### [Source records]
/---

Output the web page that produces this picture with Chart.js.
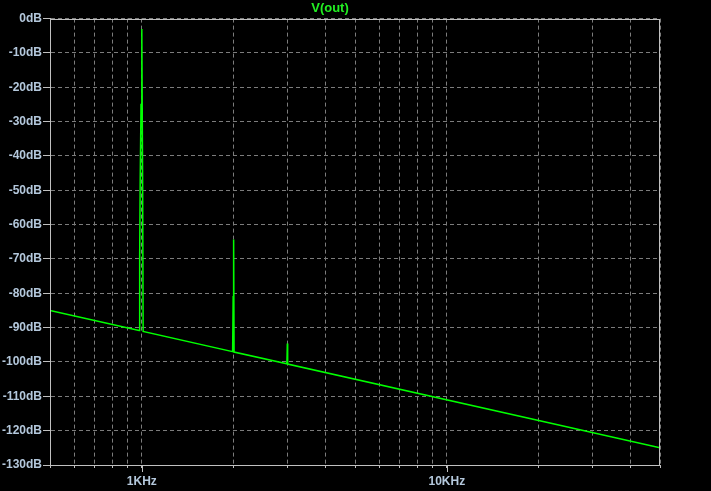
<!DOCTYPE html>
<html>
<head>
<meta charset="utf-8">
<script src="https://cdn.jsdelivr.net/npm/chart.js@4.4.1/dist/chart.umd.min.js"></script>
<style>
html,body{margin:0;padding:0;background:#000;}
canvas{display:block;}
</style>
</head>
<body>
<canvas id="c" width="711" height="491"></canvas>
<script>
// Frequencies (Hz) and magnitudes (dB)
const freqs = [500, 980, 984, 988, 994, 1000, 1006, 1010, 1985, 1993, 2000, 2007, 2990, 3000, 3005, 3010, 50000];
const dbValues = [-85, -90.8, -69, -47, -25, -3, -47, -91.1, -97, -81, -64.3, -97.1, -100.5, -94.6, -98, -100.6, -125];

const xTickValues = [500, 600, 700, 800, 900, 1000, 2000, 3000, 4000, 5000, 6000, 7000, 8000, 9000, 10000, 20000, 30000, 40000, 50000];
const xTickLabels = {1000: '1KHz', 10000: '10KHz'};
const xMajorTicks = [1000, 10000];
const yTickValues = [0, -10, -20, -30, -40, -50, -60, -70, -80, -90, -100, -110, -120, -130];

const FONT = {family: "'Liberation Sans', Arial, sans-serif", size: 12, weight: 'bold'};
const LABEL_COLOR = '#b4c8dc';
const FRAME = '#c0c0c0';
const GRID = '#7c7c7c';

const framePlugin = {
  id: 'frame',
  beforeDraw(chart) {
    const ctx = chart.ctx;
    ctx.save();
    ctx.fillStyle = '#000';
    ctx.fillRect(0, 0, chart.width, chart.height);
    ctx.restore();
  },
  afterDraw(chart) {
    const {ctx, chartArea: a} = chart;
    const xs = chart.scales.x;
    ctx.save();
    ctx.strokeStyle = FRAME;
    ctx.lineWidth = 1;
    ctx.setLineDash([]);
    ctx.strokeRect(Math.round(a.left) + 0.5, Math.round(a.top) + 0.5, Math.round(a.right - a.left) - 1, Math.round(a.bottom - a.top));
    ctx.beginPath();
    xMajorTicks.forEach(v => {
      const px = Math.round(xs.getPixelForValue(v)) + 0.5;
      ctx.moveTo(px, a.bottom);
      ctx.lineTo(px, a.bottom + 7);
    });
    ctx.stroke();
    ctx.restore();
  }
};

new Chart(document.getElementById('c'), {
  type: 'line',
  data: {
    datasets: [{
      data: freqs.map((f, i) => ({x: f, y: dbValues[i]})),
      borderColor: '#00ff00',
      borderWidth: 1.5,
      pointRadius: 0,
      tension: 0,
      fill: false
    }]
  },
  options: {
    responsive: false,
    animation: false,
    layout: {padding: {left: 0, right: 51, top: 0, bottom: 0}},
    plugins: {
      legend: {display: false},
      tooltip: {enabled: false},
      title: {
        display: true,
        text: 'V(out)',
        color: '#22ee22',
        font: {family: "'Liberation Sans', Arial, sans-serif", size: 13, weight: 'bold'},
        padding: {top: 1, bottom: 2}
      }
    },
    scales: {
      x: {
        type: 'logarithmic',
        min: 500,
        max: 50000,
        afterBuildTicks(scale) { scale.ticks = xTickValues.map(v => ({value: v})); },
        afterFit(scale) { scale.height = 26; },
        ticks: {
          autoSkip: false,
          maxRotation: 0,
          minRotation: 0,
          padding: 6,
          color: LABEL_COLOR,
          font: FONT,
          callback: (v) => xTickLabels[v] || ''
        },
        grid: {
          color: GRID,
          lineWidth: 1,
          tickLength: 3,
          tickColor: FRAME,
          tickBorderDash: []
        },
        border: {display: true, color: FRAME, dash: [4, 3]}
      },
      y: {
        type: 'linear',
        min: -130,
        max: 0,
        afterBuildTicks(scale) { scale.ticks = yTickValues.map(v => ({value: v})); },
        afterFit(scale) { scale.width = 50; },
        ticks: {
          padding: 1,
          color: LABEL_COLOR,
          font: FONT,
          callback: (v) => v + 'dB'
        },
        grid: {
          color: GRID,
          lineWidth: 1,
          tickLength: 7,
          tickColor: FRAME,
          tickBorderDash: []
        },
        border: {display: true, color: FRAME, dash: [4, 3]}
      }
    }
  },
  plugins: [framePlugin]
});
</script>
</body>
</html>
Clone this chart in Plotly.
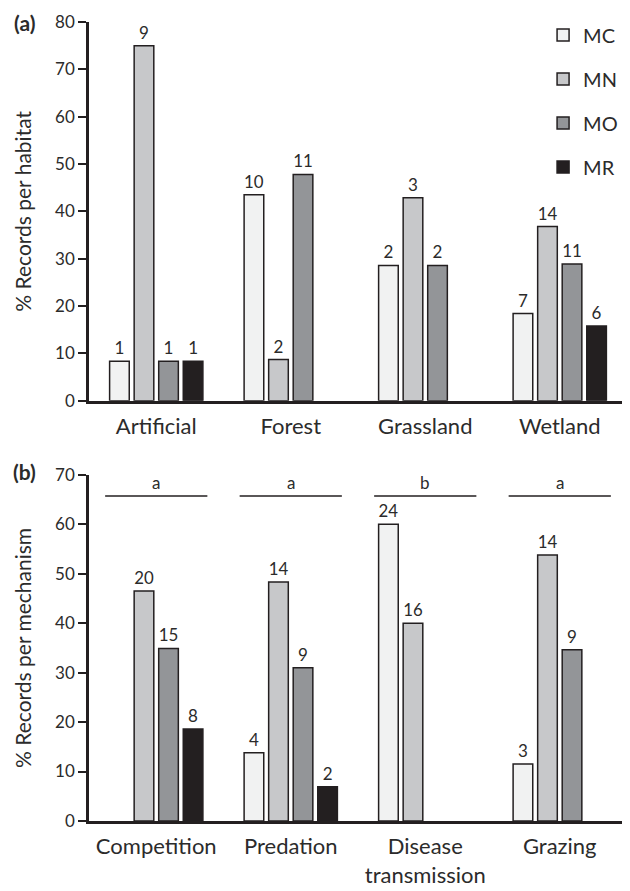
import plotly.graph_objects as go

# ---------------- data ----------------
series = ["MC", "MN", "MO", "MR"]
colors = ["#f1f2f2", "#c7c8ca", "#939598", "#231f20"]

habitats = ["Artificial", "Forest", "Grassland", "Wetland"]
hab_pct = {
    "MC": [8.33, 43.5, 28.57, 18.4],
    "MN": [75.0, 8.7, 42.86, 36.8],
    "MO": [8.33, 47.8, 28.57, 28.9],
    "MR": [8.33, None, None, 15.8],
}
hab_n = {
    "MC": ["1", "10", "2", "7"],
    "MN": ["9", "2", "3", "14"],
    "MO": ["1", "11", "2", "11"],
    "MR": ["1", "", "", "6"],
}

mechanisms = ["Competition", "Predation", "Disease<br>transmission", "Grazing"]
mech_pct = {
    "MC": [None, 13.8, 60.0, 11.5],
    "MN": [46.5, 48.3, 40.0, 53.8],
    "MO": [34.9, 31.0, None, 34.6],
    "MR": [18.6, 6.9, None, None],
}
mech_n = {
    "MC": ["", "4", "24", "3"],
    "MN": ["20", "14", "16", "14"],
    "MO": ["15", "9", "", "9"],
    "MR": ["8", "2", "", ""],
}
mech_letters = ["a", "a", "b", "a"]
letter_y = 65.7

FONT = "Lato"
INK = "#231f20"
TXT = "#2b2b2b"

fig = go.Figure()
for s, c in zip(series, colors):
    fig.add_trace(go.Bar(
        x=habitats, y=hab_pct[s], name=s, text=hab_n[s],
        textposition="outside", cliponaxis=False,
        textfont=dict(size=17, color=TXT, family=FONT),
        marker=dict(color=c, line=dict(color=INK, width=1.5)),
        xaxis="x", yaxis="y", legendgroup=s, showlegend=True,
    ))
for s, c in zip(series, colors):
    fig.add_trace(go.Bar(
        x=mechanisms, y=mech_pct[s], name=s, text=mech_n[s],
        textposition="outside", cliponaxis=False,
        textfont=dict(size=17, color=TXT, family=FONT),
        marker=dict(color=c, line=dict(color=INK, width=1.5)),
        xaxis="x2", yaxis="y2", legendgroup=s, showlegend=False,
    ))

shapes = []
annotations = []
for i, lab in enumerate(mech_letters):
    shapes.append(dict(type="line", xref="x2", yref="y2",
                       x0=i - 0.38, x1=i + 0.38, y0=letter_y, y1=letter_y,
                       line=dict(color=INK, width=1.5)))
    annotations.append(dict(xref="x2", yref="y2", x=i, y=letter_y + 0.3,
                            text=lab, showarrow=False, yanchor="bottom",
                            font=dict(size=17, color=TXT, family=FONT)))

annotations.append(dict(xref="paper", yref="paper", x=-0.119, y=0.9988,
                        text="<b>(a)</b>", showarrow=False,
                        xanchor="center", yanchor="middle",
                        font=dict(size=21, color=TXT, family=FONT)))
annotations.append(dict(xref="paper", yref="paper", x=-0.119, y=0.438,
                        text="<b>(b)</b>", showarrow=False,
                        xanchor="center", yanchor="middle",
                        font=dict(size=21, color=TXT, family=FONT)))

xcommon = dict(showline=True, linecolor=INK, linewidth=2.5, ticks="",
               showgrid=False, zeroline=False, range=[-0.5, 3.5],
               tickfont=dict(size=22, color=TXT, family=FONT),
               ticklabelstandoff=4)
ycommon = dict(showline=True, linecolor=INK, linewidth=2.5, ticks="outside",
               ticklen=8, tickwidth=2, tickcolor=INK, showgrid=False,
               zeroline=False, dtick=10,
               tickfont=dict(size=17, color=TXT, family=FONT))

# page body adds an 8px offset; figure is sized so that the plot sits where
# the reference has it
fig.update_layout(
    width=622, height=883,
    margin=dict(l=81, r=3, t=11, b=62),
    paper_bgcolor="white", plot_bgcolor="white",
    barmode="group", bargap=0.27, bargroupgap=0.2,
    font=dict(family=FONT, color=TXT),
    xaxis=dict(domain=[0, 1], anchor="y", **xcommon),
    yaxis=dict(domain=[0.526, 1], anchor="x", range=[0, 80],
               title=dict(text="% Records per habitat", standoff=18,
                          font=dict(size=21, color=TXT, family=FONT)),
               **ycommon),
    xaxis2=dict(domain=[0, 1], anchor="y2", **xcommon),
    yaxis2=dict(domain=[0, 0.4333], anchor="x2", range=[0, 70],
                title=dict(text="% Records per mechanism", standoff=18,
                           font=dict(size=21, color=TXT, family=FONT)),
                **ycommon),
    legend=dict(x=0.844, y=1.008, xanchor="left", yanchor="top",
                font=dict(size=20, color=TXT, family=FONT),
                tracegroupgap=15, bgcolor="rgba(0,0,0,0)"),
    shapes=shapes, annotations=annotations,
)

fig.write_html("out.html")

\---

### [Written problem]
Without the pictures, repeat the entries above line by line, from the first through the one that contains "-98, -100.6, -125];", both ends included.

### [Solution to this problem]
Output the web page that produces this picture with Chart.js.
<!DOCTYPE html>
<html>
<head>
<meta charset="utf-8">
<script src="https://cdn.jsdelivr.net/npm/chart.js@4.4.1/dist/chart.umd.min.js"></script>
<style>
html,body{margin:0;padding:0;background:#000;}
canvas{display:block;}
</style>
</head>
<body>
<canvas id="c" width="711" height="491"></canvas>
<script>
// Frequencies (Hz) and magnitudes (dB)
const freqs = [500, 980, 984, 988, 994, 1000, 1006, 1010, 1985, 1993, 2000, 2007, 2990, 3000, 3005, 3010, 50000];
const dbValues = [-85, -90.8, -69, -47, -25, -3, -47, -91.1, -97, -81, -64.3, -97.1, -100.5, -94.6, -98, -100.6, -125];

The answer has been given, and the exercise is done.